Task brief: Reproduce the material below line by line, beginning with its first line and ending with the line that contains "-- ([yshift=-5pt]tn.base east);"; leave out pictures.
--------------------------------
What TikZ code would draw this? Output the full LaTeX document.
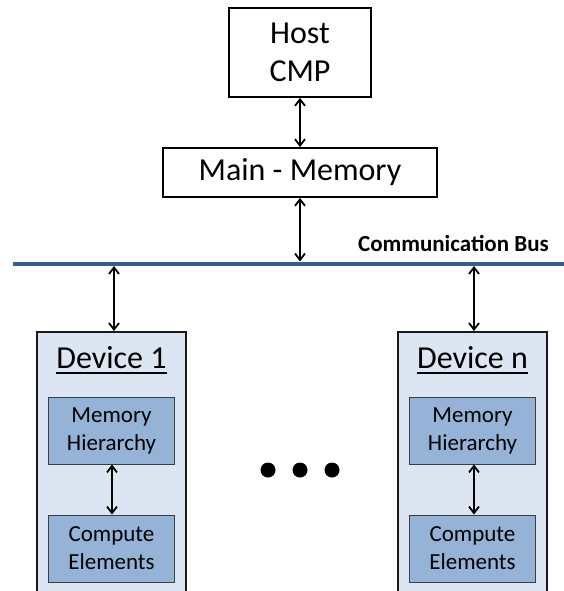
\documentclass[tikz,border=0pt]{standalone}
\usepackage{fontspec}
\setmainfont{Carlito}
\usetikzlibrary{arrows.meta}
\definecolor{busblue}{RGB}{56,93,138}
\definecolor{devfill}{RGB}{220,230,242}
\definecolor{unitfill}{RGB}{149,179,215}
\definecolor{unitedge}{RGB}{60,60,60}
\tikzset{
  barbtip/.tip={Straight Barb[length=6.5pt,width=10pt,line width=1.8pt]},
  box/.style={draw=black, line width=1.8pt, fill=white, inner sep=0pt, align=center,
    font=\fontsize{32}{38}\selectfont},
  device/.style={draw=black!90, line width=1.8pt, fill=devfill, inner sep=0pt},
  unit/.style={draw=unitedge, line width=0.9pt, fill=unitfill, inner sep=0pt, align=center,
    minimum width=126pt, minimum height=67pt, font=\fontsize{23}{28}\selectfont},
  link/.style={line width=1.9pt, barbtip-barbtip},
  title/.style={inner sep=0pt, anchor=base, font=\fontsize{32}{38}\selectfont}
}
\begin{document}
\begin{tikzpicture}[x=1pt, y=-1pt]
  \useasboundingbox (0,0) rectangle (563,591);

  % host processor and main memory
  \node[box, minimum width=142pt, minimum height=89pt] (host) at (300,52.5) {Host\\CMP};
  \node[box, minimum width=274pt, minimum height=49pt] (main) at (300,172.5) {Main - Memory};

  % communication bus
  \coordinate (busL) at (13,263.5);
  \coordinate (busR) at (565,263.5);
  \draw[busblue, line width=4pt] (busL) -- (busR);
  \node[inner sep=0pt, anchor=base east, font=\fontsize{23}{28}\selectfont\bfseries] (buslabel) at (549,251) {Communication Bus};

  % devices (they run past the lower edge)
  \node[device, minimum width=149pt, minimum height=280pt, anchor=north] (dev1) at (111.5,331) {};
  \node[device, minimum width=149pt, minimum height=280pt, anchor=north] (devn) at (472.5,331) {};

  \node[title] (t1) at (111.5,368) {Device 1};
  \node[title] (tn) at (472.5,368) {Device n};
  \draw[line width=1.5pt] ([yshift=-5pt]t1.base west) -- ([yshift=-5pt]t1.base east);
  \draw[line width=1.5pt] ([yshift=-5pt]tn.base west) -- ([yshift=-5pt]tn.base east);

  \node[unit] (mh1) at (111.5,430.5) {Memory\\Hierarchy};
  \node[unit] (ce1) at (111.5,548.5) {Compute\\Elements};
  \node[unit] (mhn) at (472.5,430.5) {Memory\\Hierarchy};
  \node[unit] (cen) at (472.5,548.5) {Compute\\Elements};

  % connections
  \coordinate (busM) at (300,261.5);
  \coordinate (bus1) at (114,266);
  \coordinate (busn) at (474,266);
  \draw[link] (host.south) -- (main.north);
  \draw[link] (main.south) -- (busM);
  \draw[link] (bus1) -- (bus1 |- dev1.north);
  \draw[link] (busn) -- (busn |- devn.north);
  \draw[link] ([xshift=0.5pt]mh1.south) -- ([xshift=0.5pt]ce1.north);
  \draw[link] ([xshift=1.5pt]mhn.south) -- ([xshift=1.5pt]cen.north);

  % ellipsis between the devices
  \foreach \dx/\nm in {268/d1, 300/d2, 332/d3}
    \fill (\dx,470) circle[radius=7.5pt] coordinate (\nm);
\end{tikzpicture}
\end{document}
--------------------------------
Output for this exercise:
What TikZ code would draw this? Output the full LaTeX document.
\documentclass[tikz,border=0pt]{standalone}
\usepackage{fontspec}
\setmainfont{Carlito}
\usetikzlibrary{arrows.meta}
\definecolor{busblue}{RGB}{56,93,138}
\definecolor{devfill}{RGB}{220,230,242}
\definecolor{unitfill}{RGB}{149,179,215}
\definecolor{unitedge}{RGB}{60,60,60}
\tikzset{
  barbtip/.tip={Straight Barb[length=6.5pt,width=10pt,line width=1.8pt]},
  box/.style={draw=black, line width=1.8pt, fill=white, inner sep=0pt, align=center,
    font=\fontsize{32}{38}\selectfont},
  device/.style={draw=black!90, line width=1.8pt, fill=devfill, inner sep=0pt},
  unit/.style={draw=unitedge, line width=0.9pt, fill=unitfill, inner sep=0pt, align=center,
    minimum width=126pt, minimum height=67pt, font=\fontsize{23}{28}\selectfont},
  link/.style={line width=1.9pt, barbtip-barbtip},
  title/.style={inner sep=0pt, anchor=base, font=\fontsize{32}{38}\selectfont}
}
\begin{document}
\begin{tikzpicture}[x=1pt, y=-1pt]
  \useasboundingbox (0,0) rectangle (563,591);

  % host processor and main memory
  \node[box, minimum width=142pt, minimum height=89pt] (host) at (300,52.5) {Host\\CMP};
  \node[box, minimum width=274pt, minimum height=49pt] (main) at (300,172.5) {Main - Memory};

  % communication bus
  \coordinate (busL) at (13,263.5);
  \coordinate (busR) at (565,263.5);
  \draw[busblue, line width=4pt] (busL) -- (busR);
  \node[inner sep=0pt, anchor=base east, font=\fontsize{23}{28}\selectfont\bfseries] (buslabel) at (549,251) {Communication Bus};

  % devices (they run past the lower edge)
  \node[device, minimum width=149pt, minimum height=280pt, anchor=north] (dev1) at (111.5,331) {};
  \node[device, minimum width=149pt, minimum height=280pt, anchor=north] (devn) at (472.5,331) {};

  \node[title] (t1) at (111.5,368) {Device 1};
  \node[title] (tn) at (472.5,368) {Device n};
  \draw[line width=1.5pt] ([yshift=-5pt]t1.base west) -- ([yshift=-5pt]t1.base east);
  \draw[line width=1.5pt] ([yshift=-5pt]tn.base west) -- ([yshift=-5pt]tn.base east);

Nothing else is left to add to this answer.